::: Available data :::

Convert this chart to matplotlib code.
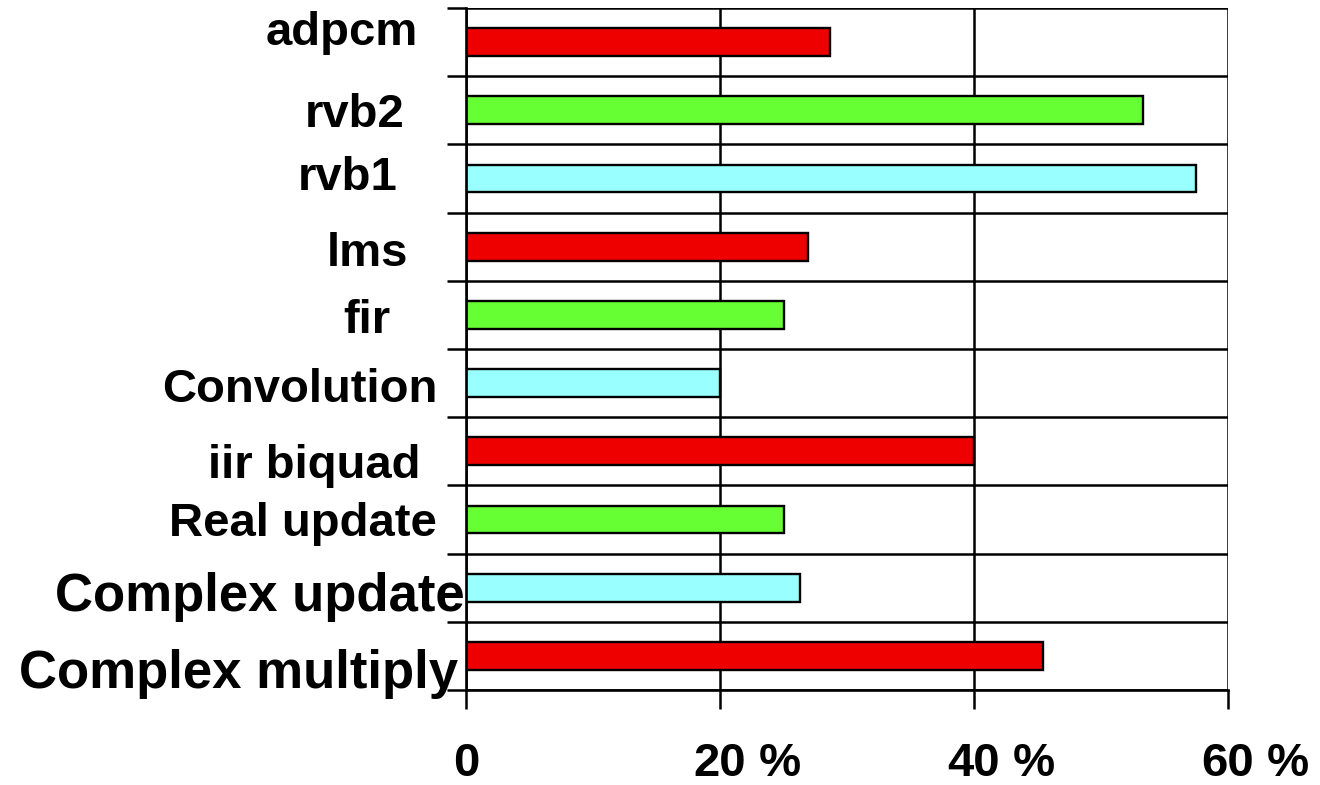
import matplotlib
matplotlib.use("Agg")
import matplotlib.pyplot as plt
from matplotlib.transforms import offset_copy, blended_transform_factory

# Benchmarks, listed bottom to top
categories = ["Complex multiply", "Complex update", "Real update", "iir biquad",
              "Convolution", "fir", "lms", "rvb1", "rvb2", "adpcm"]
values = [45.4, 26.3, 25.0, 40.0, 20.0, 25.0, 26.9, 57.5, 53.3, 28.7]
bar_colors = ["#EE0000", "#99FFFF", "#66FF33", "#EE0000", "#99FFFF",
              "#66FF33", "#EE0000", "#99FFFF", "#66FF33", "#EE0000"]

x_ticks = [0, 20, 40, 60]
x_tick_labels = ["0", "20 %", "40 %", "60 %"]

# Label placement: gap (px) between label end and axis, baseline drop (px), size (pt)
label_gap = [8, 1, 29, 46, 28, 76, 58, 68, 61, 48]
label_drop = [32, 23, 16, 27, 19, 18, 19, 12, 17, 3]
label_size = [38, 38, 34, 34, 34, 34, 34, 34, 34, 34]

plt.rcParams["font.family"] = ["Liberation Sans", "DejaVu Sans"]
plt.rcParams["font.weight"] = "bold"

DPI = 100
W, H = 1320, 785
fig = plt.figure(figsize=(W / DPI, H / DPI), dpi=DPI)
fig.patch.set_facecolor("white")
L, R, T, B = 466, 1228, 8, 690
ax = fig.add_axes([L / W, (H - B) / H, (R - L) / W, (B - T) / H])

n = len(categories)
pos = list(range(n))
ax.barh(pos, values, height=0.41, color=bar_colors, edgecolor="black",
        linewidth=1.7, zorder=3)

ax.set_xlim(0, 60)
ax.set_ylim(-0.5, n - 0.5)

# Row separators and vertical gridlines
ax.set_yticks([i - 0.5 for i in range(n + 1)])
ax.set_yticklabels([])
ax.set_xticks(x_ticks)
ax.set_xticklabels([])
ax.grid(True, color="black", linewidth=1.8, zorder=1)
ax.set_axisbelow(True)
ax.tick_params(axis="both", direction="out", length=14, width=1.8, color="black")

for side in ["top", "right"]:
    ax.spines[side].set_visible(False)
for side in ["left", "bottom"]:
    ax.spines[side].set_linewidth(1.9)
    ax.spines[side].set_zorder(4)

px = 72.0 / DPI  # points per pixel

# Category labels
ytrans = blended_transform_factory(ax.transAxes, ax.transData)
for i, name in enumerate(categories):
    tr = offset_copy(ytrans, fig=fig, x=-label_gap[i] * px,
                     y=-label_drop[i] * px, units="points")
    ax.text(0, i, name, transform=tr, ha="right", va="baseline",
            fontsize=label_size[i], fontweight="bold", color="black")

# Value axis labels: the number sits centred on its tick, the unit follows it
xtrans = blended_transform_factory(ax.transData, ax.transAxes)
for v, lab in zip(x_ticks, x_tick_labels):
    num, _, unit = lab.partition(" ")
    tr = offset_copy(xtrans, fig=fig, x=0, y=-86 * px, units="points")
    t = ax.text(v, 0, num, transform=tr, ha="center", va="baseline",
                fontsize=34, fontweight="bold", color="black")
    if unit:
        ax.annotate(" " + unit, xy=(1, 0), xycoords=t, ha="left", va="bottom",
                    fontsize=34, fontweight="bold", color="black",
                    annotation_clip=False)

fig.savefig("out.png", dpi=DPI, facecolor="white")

:::

Your objective: Transcribe all the data word for word; the images stay out.

Answer to the exercise:
Convert this chart to matplotlib code.
import matplotlib
matplotlib.use("Agg")
import matplotlib.pyplot as plt
from matplotlib.transforms import offset_copy, blended_transform_factory

# Benchmarks, listed bottom to top
categories = ["Complex multiply", "Complex update", "Real update", "iir biquad",
              "Convolution", "fir", "lms", "rvb1", "rvb2", "adpcm"]
values = [45.4, 26.3, 25.0, 40.0, 20.0, 25.0, 26.9, 57.5, 53.3, 28.7]
bar_colors = ["#EE0000", "#99FFFF", "#66FF33", "#EE0000", "#99FFFF",
              "#66FF33", "#EE0000", "#99FFFF", "#66FF33", "#EE0000"]

x_ticks = [0, 20, 40, 60]
x_tick_labels = ["0", "20 %", "40 %", "60 %"]

# Label placement: gap (px) between label end and axis, baseline drop (px), size (pt)
label_gap = [8, 1, 29, 46, 28, 76, 58, 68, 61, 48]
label_drop = [32, 23, 16, 27, 19, 18, 19, 12, 17, 3]
label_size = [38, 38, 34, 34, 34, 34, 34, 34, 34, 34]

plt.rcParams["font.family"] = ["Liberation Sans", "DejaVu Sans"]
plt.rcParams["font.weight"] = "bold"

DPI = 100
W, H = 1320, 785
fig = plt.figure(figsize=(W / DPI, H / DPI), dpi=DPI)
fig.patch.set_facecolor("white")
L, R, T, B = 466, 1228, 8, 690
ax = fig.add_axes([L / W, (H - B) / H, (R - L) / W, (B - T) / H])

n = len(categories)
pos = list(range(n))
ax.barh(pos, values, height=0.41, color=bar_colors, edgecolor="black",
        linewidth=1.7, zorder=3)

ax.set_xlim(0, 60)
ax.set_ylim(-0.5, n - 0.5)

# Row separators and vertical gridlines
ax.set_yticks([i - 0.5 for i in range(n + 1)])
ax.set_yticklabels([])
ax.set_xticks(x_ticks)
ax.set_xticklabels([])
ax.grid(True, color="black", linewidth=1.8, zorder=1)
ax.set_axisbelow(True)
ax.tick_params(axis="both", direction="out", length=14, width=1.8, color="black")

for side in ["top", "right"]:
    ax.spines[side].set_visible(False)
for side in ["left", "bottom"]:
    ax.spines[side].set_linewidth(1.9)
    ax.spines[side].set_zorder(4)

px = 72.0 / DPI  # points per pixel

# Category labels
ytrans = blended_transform_factory(ax.transAxes, ax.transData)
for i, name in enumerate(categories):
    tr = offset_copy(ytrans, fig=fig, x=-label_gap[i] * px,
                     y=-label_drop[i] * px, units="points")
    ax.text(0, i, name, transform=tr, ha="right", va="baseline",
            fontsize=label_size[i], fontweight="bold", color="black")

# Value axis labels: the number sits centred on its tick, the unit follows it
xtrans = blended_transform_factory(ax.transData, ax.transAxes)
for v, lab in zip(x_ticks, x_tick_labels):
    num, _, unit = lab.partition(" ")
    tr = offset_copy(xtrans, fig=fig, x=0, y=-86 * px, units="points")
    t = ax.text(v, 0, num, transform=tr, ha="center", va="baseline",
                fontsize=34, fontweight="bold", color="black")
    if unit:
        ax.annotate(" " + unit, xy=(1, 0), xycoords=t, ha="left", va="bottom",
                    fontsize=34, fontweight="bold", color="black",
                    annotation_clip=False)

fig.savefig("out.png", dpi=DPI, facecolor="white")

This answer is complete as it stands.